Exceptional Single Gameweeks / First Half of the Season
Considering the fact that we now have a Bench Boost chip in each half of the season, and we don’t see double gameweeks/blanks at that point, there’s more of a focus on building a solid bench and popping the bench boost in a regular gameweek.
Generally, we’d want our bench to have 4 solid options who are relatively cheap, and are very likely to start each week. You don’t want to be in a situation where you’ve popped the chip and your benched players don’t actually play.
This would also line up with those players, most of them at least, having good fixtures.
These cheaper players are usually enablers – cheap players who start most weeks, and have some avenues for points. Examples from the 25/26 season would include 4-4.5m defenders (Rodon, Van de Ven, Richards), 4.0 keepers (e.g. Dubravka), 4.5-5m midfielders (e.g. Stach, Dewsbury-Hall, Xhaka), and <6m forwards (Calvert-Lewin, Kroupi Jr, etc.)
Players who start for their respective sides, and are cheap enough to ride the bench for the surrounding gameweeks.
Double Gameweeks
As highlighted in the general guide to FPL, double gameweeks are a hugely important part of FPL. These are where, due to fixtures being rearranged, teams will end up with two fixtures in a single gameweek.

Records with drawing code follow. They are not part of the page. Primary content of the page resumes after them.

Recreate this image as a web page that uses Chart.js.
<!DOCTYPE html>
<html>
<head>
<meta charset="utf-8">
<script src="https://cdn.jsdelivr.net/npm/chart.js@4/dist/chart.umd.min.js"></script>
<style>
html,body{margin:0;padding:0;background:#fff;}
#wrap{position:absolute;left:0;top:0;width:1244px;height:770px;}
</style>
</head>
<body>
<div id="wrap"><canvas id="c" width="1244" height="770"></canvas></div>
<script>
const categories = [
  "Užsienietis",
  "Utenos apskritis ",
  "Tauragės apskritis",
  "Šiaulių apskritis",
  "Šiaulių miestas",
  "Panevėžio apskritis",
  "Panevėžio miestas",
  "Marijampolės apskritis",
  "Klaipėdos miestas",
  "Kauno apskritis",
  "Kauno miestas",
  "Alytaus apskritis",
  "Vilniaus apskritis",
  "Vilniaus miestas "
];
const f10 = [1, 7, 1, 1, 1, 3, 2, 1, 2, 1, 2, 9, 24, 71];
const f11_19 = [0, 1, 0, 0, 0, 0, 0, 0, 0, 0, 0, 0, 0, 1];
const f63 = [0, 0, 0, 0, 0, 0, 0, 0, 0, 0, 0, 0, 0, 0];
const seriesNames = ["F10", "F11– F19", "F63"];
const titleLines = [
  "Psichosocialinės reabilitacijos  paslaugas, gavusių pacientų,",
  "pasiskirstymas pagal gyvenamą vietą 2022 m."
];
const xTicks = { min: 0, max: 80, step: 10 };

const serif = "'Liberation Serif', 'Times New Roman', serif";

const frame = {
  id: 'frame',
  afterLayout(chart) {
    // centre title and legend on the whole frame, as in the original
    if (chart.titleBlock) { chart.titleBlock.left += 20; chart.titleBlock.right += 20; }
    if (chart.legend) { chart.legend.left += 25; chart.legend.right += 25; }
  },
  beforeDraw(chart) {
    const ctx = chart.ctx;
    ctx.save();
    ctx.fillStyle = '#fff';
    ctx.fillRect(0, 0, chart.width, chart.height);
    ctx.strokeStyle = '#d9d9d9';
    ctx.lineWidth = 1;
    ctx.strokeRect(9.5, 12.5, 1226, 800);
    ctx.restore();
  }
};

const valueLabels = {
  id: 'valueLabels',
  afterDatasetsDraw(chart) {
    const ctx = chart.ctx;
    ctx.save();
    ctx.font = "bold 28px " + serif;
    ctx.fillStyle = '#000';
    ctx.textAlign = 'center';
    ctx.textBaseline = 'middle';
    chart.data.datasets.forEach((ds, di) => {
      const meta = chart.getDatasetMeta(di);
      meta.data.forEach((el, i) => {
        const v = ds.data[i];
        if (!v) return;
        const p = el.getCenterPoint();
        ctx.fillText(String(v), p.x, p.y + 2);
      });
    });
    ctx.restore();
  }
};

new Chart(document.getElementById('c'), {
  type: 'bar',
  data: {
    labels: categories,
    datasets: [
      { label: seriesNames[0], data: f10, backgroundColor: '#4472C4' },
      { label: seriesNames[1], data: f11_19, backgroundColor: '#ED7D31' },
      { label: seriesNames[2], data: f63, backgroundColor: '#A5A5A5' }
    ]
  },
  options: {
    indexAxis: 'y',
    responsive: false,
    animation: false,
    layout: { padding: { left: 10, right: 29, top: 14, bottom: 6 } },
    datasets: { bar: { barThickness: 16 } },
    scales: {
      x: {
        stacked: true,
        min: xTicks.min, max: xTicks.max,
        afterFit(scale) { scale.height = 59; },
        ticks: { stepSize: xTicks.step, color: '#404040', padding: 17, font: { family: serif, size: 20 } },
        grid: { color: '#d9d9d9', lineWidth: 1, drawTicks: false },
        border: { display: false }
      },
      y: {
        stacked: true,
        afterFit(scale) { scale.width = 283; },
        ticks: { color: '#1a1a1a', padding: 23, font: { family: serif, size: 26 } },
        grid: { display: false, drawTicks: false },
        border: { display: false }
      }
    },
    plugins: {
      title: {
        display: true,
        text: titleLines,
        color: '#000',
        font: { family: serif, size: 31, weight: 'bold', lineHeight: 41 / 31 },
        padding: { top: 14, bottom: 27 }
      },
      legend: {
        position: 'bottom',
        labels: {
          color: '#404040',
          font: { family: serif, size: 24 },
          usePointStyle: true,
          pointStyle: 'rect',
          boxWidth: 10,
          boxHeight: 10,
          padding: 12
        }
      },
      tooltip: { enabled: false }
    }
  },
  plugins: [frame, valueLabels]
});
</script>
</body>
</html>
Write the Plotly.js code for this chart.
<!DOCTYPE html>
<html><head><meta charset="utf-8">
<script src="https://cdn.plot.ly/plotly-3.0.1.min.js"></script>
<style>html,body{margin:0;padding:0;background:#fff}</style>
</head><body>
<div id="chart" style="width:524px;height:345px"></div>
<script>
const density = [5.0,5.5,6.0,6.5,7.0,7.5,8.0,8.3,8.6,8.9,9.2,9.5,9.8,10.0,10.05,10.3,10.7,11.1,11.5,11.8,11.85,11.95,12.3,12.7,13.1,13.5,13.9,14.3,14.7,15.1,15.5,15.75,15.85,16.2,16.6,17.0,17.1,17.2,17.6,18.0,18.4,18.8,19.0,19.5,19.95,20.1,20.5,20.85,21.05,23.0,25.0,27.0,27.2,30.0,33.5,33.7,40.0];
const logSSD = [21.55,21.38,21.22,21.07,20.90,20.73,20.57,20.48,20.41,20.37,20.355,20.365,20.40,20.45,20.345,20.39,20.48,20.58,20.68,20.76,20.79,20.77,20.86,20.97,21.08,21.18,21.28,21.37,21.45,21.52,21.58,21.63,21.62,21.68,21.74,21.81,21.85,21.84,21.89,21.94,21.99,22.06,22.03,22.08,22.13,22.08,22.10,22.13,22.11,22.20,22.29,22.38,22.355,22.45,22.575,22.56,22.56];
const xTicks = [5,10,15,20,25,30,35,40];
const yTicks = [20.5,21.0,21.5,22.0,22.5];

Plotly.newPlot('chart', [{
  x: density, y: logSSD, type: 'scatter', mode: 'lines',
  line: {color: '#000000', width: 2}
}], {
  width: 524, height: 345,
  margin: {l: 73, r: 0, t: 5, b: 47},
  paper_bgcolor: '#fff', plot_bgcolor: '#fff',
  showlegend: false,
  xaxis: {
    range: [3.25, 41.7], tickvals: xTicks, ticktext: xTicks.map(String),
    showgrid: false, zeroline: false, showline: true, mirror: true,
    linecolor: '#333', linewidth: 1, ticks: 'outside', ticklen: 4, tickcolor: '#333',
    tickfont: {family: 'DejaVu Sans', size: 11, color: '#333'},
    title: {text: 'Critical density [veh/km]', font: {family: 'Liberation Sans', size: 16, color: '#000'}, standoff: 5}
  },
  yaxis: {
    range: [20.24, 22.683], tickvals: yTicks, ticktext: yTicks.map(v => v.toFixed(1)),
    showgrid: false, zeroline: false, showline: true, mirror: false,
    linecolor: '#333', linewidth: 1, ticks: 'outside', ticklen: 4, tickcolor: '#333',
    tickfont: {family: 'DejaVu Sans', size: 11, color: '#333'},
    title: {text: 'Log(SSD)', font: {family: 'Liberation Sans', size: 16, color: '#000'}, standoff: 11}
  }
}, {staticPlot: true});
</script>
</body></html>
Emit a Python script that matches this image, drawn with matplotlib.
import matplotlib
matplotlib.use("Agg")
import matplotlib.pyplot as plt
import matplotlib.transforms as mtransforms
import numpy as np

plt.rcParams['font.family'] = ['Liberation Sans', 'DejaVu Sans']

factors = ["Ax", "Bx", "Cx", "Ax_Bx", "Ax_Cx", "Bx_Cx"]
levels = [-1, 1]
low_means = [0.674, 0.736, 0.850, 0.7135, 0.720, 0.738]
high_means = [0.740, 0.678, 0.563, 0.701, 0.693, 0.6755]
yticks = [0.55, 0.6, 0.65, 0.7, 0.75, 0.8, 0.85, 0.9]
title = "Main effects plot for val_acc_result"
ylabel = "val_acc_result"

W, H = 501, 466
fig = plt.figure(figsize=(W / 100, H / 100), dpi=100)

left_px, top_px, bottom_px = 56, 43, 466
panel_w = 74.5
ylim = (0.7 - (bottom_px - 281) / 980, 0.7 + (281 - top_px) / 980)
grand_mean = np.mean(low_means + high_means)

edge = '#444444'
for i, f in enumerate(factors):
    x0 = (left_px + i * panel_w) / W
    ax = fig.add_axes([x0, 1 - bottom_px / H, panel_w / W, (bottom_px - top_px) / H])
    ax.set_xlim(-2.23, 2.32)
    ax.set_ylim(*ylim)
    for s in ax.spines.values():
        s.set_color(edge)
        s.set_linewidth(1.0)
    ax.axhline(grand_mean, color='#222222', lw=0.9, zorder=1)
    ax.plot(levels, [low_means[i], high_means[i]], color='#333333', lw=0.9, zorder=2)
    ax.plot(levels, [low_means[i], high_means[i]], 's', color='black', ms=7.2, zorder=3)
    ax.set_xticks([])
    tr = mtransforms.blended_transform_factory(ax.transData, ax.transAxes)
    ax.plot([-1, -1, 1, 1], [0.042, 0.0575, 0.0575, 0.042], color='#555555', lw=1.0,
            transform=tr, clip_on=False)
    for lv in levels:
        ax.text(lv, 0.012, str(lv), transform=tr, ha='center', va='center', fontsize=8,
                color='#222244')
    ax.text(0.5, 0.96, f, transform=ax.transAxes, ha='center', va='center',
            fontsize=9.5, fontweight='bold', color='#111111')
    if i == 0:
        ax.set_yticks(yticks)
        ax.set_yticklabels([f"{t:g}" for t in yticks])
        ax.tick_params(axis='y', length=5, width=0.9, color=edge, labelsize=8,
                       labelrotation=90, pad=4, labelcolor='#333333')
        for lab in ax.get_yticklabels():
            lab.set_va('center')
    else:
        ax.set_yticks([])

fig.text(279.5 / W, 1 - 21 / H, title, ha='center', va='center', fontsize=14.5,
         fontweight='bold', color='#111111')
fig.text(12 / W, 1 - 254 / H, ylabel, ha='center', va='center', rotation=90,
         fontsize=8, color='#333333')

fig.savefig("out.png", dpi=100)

What happens, generally once a season, is a big double gameweek, where a number of teams have multiple fixtures.
This is usually where people will play one of their chips. With the Bench boost chip, you can build a team that has a bench full of players who have a double gameweek, while popping the Bench boost that week. Having the points of players from 8 matches sounds pretty handy, doesn’t it?
Building for this usually involves Wildcarding just before the double gameweek and playing either the Bench Boost or the Triple Captain chip during the DGW. This is most common towards the end of the season, where we’ve traditionally had the bigger sets of doubles.
It’s also simply possible to build your team over the prior weeks to include the players you want to include in your Bench Boost. That can be an issue when it comes to having, well, a very strong bench; causing headaches when choosing your starting eleven.
This also ties into having these players after the DGW. Ideally, these players should be great options that are guaranteed a healthy number of minutes throughout the double, though without there being too much value tied into your bench.